Jeter dates models and actresses, but he has the perfect temperament to handle New York’s tabloids and the pressure to win the World Series every year. So whenever Alex Rodriguez created another distraction…
“What about A-Rod?” Duncan said. “Jeter (always said): ‘We. We. We. The Yankees aren’t only about one player. It’s about we. It’s about everybody here.’
“He doesn’t only think about going out there and putting up some numbers. He just played for the love of the game. He just played for the love of the New York Yankees. His reputation is so high that nobody can say negative stuff about that guy.
“He never forgot where he came from. Every player that played with him had nothing bad to say about him. Baseball is going to miss him.”
“The ultimate, consummate professional,” Cubs manager Rick Renteria said. “Solid preparation, a solid mindset. He’s stuck around for a long time. He’s a Hall of Famer. That hasn’t happened by accident. He’s been gifted with a great mind and a great sense of the game and a great work ethic. That’s what we see from the outside.”

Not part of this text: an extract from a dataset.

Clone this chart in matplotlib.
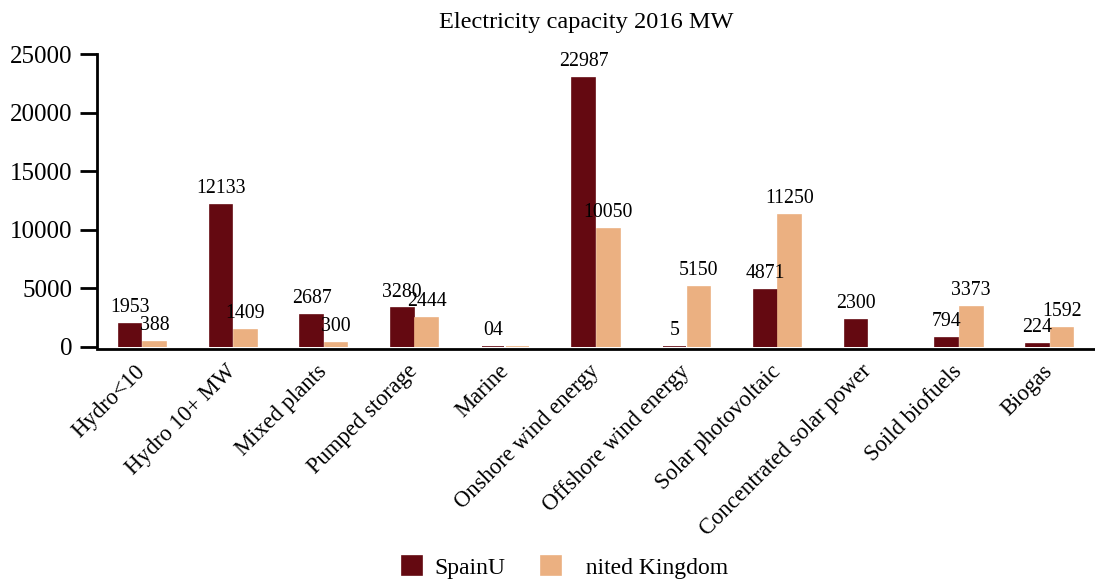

Winning is part of the Jeter brand, and the Cubs are looking for minority investors, but, ah, forget it. The kid out of Kalamazoo Central wants to enjoy retirement before getting back into the action.
“I don’t want to make plans,” Jeter said. “I’d like to do what I want to do, and I’d like to do it on any particular day that I wake up, at least for a little while. But I want to stay involved in the game. I’ve said it before: I’d love to be part of a group that owns a team and would like to call the shots. But that’s something in the future.”